### What you should do
Extract each line where the string "this" shows up.

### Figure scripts
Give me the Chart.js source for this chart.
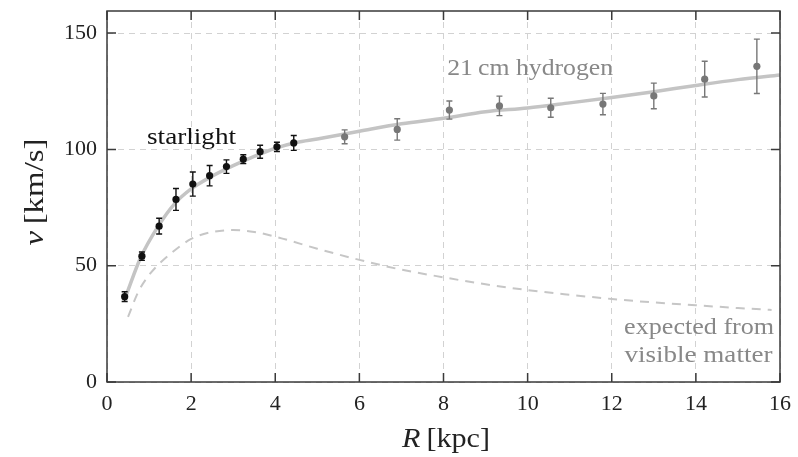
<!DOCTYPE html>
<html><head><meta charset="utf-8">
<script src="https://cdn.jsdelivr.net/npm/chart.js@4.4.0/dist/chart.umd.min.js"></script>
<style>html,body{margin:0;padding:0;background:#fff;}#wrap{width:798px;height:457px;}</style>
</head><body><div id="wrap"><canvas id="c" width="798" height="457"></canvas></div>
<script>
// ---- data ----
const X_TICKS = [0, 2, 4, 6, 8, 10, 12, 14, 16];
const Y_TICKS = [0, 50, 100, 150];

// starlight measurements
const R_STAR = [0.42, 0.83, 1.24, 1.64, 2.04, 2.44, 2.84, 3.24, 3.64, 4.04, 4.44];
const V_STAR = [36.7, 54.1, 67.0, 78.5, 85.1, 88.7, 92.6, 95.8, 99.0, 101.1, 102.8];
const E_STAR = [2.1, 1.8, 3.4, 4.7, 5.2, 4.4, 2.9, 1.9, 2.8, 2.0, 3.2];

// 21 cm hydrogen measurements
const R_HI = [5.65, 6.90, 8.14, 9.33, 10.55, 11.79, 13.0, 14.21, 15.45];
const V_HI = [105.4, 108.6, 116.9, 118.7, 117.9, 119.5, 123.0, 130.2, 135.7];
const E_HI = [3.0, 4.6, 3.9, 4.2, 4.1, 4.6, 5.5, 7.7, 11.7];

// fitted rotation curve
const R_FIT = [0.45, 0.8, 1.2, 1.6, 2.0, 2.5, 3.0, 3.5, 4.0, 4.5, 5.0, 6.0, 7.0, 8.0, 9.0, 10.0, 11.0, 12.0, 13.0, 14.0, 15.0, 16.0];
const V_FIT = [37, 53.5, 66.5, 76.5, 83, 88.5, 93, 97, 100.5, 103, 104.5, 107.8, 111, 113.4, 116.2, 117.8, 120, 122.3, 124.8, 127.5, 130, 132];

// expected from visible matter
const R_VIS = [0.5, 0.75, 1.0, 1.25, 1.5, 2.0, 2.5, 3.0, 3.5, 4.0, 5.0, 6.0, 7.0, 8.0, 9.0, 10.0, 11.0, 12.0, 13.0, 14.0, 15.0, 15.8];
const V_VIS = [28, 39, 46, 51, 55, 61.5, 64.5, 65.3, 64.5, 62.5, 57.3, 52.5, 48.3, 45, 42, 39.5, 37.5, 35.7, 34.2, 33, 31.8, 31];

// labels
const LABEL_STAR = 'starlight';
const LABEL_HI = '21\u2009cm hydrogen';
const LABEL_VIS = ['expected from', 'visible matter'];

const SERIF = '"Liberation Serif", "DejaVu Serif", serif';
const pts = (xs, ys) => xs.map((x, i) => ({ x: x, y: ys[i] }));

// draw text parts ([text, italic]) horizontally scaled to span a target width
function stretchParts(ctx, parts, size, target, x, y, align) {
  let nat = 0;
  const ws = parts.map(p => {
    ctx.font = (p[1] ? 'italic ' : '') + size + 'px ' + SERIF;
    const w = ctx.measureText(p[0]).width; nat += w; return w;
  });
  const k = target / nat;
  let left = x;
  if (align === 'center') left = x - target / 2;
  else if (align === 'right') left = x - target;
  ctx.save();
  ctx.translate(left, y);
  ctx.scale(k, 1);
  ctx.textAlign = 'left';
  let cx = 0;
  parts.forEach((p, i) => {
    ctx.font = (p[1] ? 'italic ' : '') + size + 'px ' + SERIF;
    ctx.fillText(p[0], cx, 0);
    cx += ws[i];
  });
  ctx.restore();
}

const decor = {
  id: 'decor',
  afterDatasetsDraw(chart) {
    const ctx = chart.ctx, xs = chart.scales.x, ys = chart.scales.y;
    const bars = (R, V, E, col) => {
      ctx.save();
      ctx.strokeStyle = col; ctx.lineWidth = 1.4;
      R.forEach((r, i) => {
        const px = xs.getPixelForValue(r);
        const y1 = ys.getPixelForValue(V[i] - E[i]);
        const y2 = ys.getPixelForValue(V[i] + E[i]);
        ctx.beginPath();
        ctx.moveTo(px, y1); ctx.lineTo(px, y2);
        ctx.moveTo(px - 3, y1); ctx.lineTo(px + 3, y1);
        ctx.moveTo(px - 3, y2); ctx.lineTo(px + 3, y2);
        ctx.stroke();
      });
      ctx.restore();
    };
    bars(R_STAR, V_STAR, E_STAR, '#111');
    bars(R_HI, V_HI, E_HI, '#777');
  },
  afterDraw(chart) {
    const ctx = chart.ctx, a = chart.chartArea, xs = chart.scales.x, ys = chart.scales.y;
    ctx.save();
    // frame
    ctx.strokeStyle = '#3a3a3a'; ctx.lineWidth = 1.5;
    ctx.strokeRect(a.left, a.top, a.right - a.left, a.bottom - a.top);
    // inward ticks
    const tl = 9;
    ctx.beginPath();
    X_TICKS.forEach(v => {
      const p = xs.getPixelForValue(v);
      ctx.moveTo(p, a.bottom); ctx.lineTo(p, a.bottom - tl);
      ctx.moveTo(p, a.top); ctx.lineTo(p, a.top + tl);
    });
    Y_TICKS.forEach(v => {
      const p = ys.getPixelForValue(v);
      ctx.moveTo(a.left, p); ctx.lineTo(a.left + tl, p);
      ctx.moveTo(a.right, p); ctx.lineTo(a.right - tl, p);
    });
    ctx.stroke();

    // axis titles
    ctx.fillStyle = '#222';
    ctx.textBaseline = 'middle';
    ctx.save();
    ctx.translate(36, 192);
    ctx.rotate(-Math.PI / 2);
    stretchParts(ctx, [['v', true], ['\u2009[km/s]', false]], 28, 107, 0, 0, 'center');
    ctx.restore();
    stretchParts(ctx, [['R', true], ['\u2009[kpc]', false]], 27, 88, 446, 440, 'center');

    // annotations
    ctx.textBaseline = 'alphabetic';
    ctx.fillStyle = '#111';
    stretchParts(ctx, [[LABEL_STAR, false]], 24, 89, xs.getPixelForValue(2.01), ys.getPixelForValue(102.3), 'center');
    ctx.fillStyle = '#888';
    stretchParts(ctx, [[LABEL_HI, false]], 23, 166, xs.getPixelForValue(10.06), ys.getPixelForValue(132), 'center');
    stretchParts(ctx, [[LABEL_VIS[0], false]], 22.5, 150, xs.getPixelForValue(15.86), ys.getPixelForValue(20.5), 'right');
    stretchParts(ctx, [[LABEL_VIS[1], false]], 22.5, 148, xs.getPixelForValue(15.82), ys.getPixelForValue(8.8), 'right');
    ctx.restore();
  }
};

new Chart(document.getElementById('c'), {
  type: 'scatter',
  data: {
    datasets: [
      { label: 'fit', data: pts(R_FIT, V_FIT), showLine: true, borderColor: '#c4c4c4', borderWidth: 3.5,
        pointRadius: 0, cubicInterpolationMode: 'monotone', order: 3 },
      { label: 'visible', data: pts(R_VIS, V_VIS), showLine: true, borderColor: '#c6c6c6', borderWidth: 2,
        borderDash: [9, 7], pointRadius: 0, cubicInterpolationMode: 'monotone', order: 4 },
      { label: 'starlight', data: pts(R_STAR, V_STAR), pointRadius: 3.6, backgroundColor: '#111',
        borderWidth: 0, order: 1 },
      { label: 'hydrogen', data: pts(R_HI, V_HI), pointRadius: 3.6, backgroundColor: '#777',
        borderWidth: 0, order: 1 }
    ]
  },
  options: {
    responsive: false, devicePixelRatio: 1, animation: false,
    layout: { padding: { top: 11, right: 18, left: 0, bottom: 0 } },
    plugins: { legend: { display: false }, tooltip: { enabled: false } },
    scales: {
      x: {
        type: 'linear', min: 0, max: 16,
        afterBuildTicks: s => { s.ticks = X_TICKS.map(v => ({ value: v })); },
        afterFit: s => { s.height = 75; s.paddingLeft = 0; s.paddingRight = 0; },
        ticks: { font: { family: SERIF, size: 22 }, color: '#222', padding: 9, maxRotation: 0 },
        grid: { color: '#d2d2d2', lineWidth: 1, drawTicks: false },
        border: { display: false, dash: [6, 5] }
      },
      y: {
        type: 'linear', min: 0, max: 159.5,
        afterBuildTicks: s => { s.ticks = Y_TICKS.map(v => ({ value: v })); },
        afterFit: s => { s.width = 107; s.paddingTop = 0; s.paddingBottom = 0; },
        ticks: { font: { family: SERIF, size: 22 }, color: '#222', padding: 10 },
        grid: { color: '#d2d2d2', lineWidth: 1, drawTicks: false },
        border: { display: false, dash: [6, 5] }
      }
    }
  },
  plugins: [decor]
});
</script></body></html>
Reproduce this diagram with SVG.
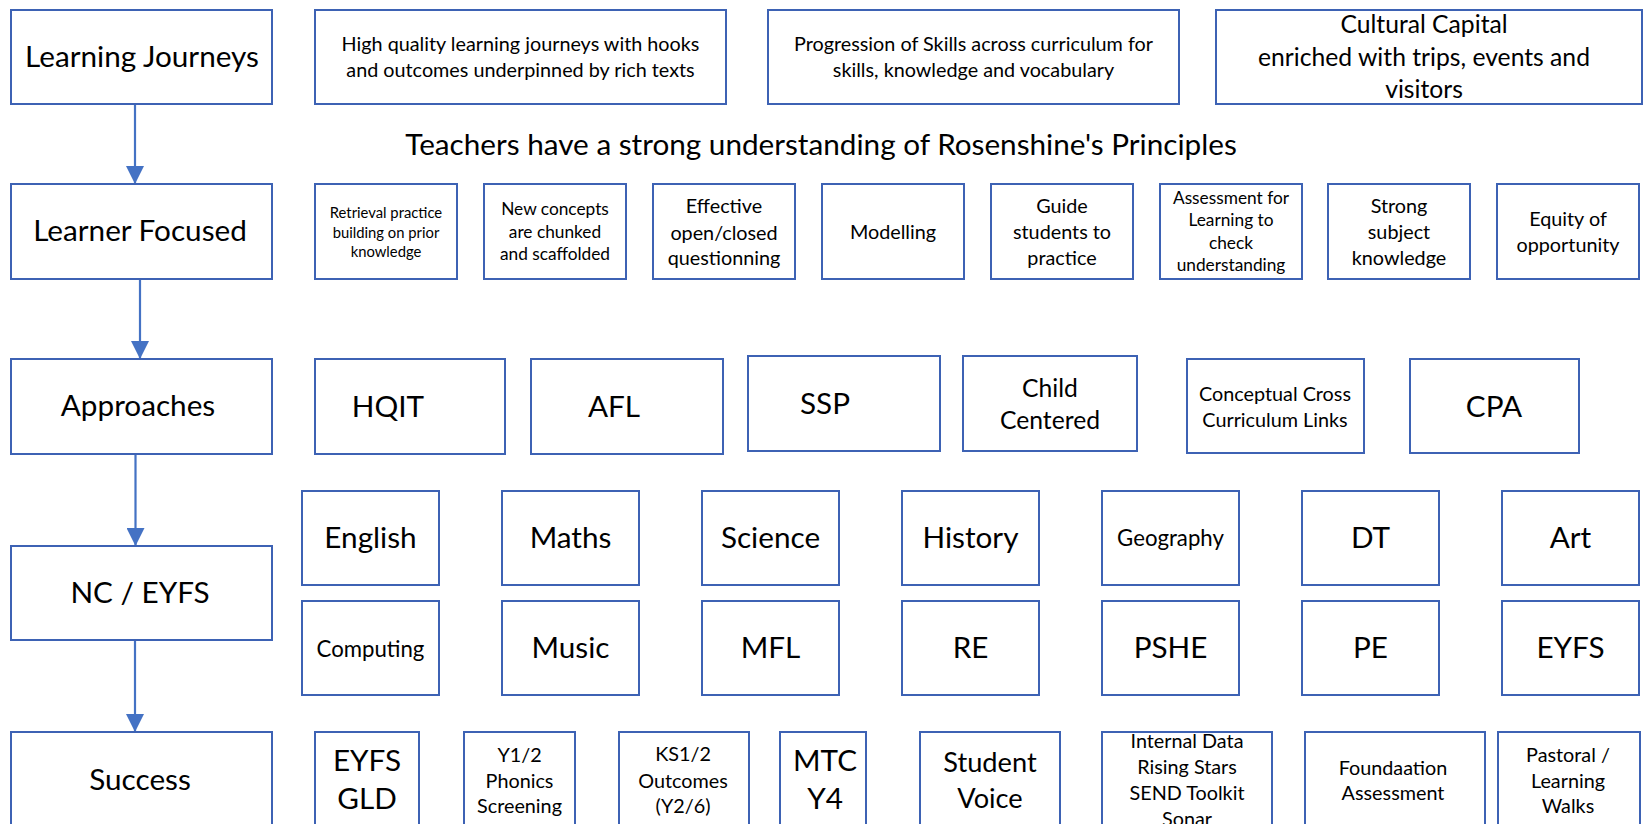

### Exercise result
Give me the Chart.js source for this chart.
Reproduce this diagram with SVG.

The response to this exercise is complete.